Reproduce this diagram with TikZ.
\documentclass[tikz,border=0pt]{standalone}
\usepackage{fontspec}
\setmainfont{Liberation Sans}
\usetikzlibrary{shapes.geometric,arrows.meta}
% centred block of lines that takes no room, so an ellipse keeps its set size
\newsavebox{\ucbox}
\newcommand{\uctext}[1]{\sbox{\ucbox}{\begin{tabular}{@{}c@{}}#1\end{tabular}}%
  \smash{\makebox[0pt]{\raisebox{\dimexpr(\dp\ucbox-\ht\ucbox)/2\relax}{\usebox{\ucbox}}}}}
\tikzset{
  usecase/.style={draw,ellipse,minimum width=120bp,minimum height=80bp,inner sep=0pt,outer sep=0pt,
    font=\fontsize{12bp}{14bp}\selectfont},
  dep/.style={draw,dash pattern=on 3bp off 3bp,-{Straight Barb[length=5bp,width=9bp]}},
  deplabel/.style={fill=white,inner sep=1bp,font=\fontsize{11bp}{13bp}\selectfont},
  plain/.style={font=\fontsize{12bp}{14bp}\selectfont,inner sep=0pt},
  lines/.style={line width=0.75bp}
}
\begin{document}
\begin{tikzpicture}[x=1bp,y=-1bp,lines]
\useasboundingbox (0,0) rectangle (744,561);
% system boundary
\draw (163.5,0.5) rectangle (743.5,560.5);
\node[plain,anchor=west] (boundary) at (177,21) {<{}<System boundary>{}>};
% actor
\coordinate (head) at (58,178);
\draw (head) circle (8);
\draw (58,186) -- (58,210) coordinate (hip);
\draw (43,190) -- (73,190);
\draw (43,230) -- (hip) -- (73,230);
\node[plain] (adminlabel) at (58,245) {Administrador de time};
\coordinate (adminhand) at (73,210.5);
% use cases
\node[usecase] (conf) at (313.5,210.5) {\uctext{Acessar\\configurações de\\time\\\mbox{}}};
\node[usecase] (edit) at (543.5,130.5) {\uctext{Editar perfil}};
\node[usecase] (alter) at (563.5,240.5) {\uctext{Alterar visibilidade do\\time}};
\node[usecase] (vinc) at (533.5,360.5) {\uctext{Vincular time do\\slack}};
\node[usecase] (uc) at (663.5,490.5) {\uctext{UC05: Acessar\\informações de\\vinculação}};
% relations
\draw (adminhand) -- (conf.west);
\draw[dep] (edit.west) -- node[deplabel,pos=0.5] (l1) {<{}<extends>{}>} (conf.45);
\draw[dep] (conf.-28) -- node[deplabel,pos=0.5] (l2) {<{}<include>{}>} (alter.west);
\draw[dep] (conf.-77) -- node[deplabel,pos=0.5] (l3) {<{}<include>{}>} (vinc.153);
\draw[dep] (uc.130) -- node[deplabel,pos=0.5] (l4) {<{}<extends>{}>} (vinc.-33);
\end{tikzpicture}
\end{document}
--
> **Task to carry out**
Each line of the material should be duplicated exactly, please.

> **Written response**
Reproduce this diagram with TikZ.
\documentclass[tikz,border=0pt]{standalone}
\usepackage{fontspec}
\setmainfont{Liberation Sans}
\usetikzlibrary{shapes.geometric,arrows.meta}
% centred block of lines that takes no room, so an ellipse keeps its set size
\newsavebox{\ucbox}
\newcommand{\uctext}[1]{\sbox{\ucbox}{\begin{tabular}{@{}c@{}}#1\end{tabular}}%
  \smash{\makebox[0pt]{\raisebox{\dimexpr(\dp\ucbox-\ht\ucbox)/2\relax}{\usebox{\ucbox}}}}}
\tikzset{
  usecase/.style={draw,ellipse,minimum width=120bp,minimum height=80bp,inner sep=0pt,outer sep=0pt,
    font=\fontsize{12bp}{14bp}\selectfont},
  dep/.style={draw,dash pattern=on 3bp off 3bp,-{Straight Barb[length=5bp,width=9bp]}},
  deplabel/.style={fill=white,inner sep=1bp,font=\fontsize{11bp}{13bp}\selectfont},
  plain/.style={font=\fontsize{12bp}{14bp}\selectfont,inner sep=0pt},
  lines/.style={line width=0.75bp}
}
\begin{document}
\begin{tikzpicture}[x=1bp,y=-1bp,lines]
\useasboundingbox (0,0) rectangle (744,561);
% system boundary
\draw (163.5,0.5) rectangle (743.5,560.5);
\node[plain,anchor=west] (boundary) at (177,21) {<{}<System boundary>{}>};
% actor
\coordinate (head) at (58,178);
\draw (head) circle (8);
\draw (58,186) -- (58,210) coordinate (hip);
\draw (43,190) -- (73,190);
\draw (43,230) -- (hip) -- (73,230);
\node[plain] (adminlabel) at (58,245) {Administrador de time};
\coordinate (adminhand) at (73,210.5);
% use cases
\node[usecase] (conf) at (313.5,210.5) {\uctext{Acessar\\configurações de\\time\\\mbox{}}};
\node[usecase] (edit) at (543.5,130.5) {\uctext{Editar perfil}};
\node[usecase] (alter) at (563.5,240.5) {\uctext{Alterar visibilidade do\\time}};
\node[usecase] (vinc) at (533.5,360.5) {\uctext{Vincular time do\\slack}};
\node[usecase] (uc) at (663.5,490.5) {\uctext{UC05: Acessar\\informações de\\vinculação}};
% relations
\draw (adminhand) -- (conf.west);
\draw[dep] (edit.west) -- node[deplabel,pos=0.5] (l1) {<{}<extends>{}>} (conf.45);
\draw[dep] (conf.-28) -- node[deplabel,pos=0.5] (l2) {<{}<include>{}>} (alter.west);
\draw[dep] (conf.-77) -- node[deplabel,pos=0.5] (l3) {<{}<include>{}>} (vinc.153);
\draw[dep] (uc.130) -- node[deplabel,pos=0.5] (l4) {<{}<extends>{}>} (vinc.-33);
\end{tikzpicture}
\end{document}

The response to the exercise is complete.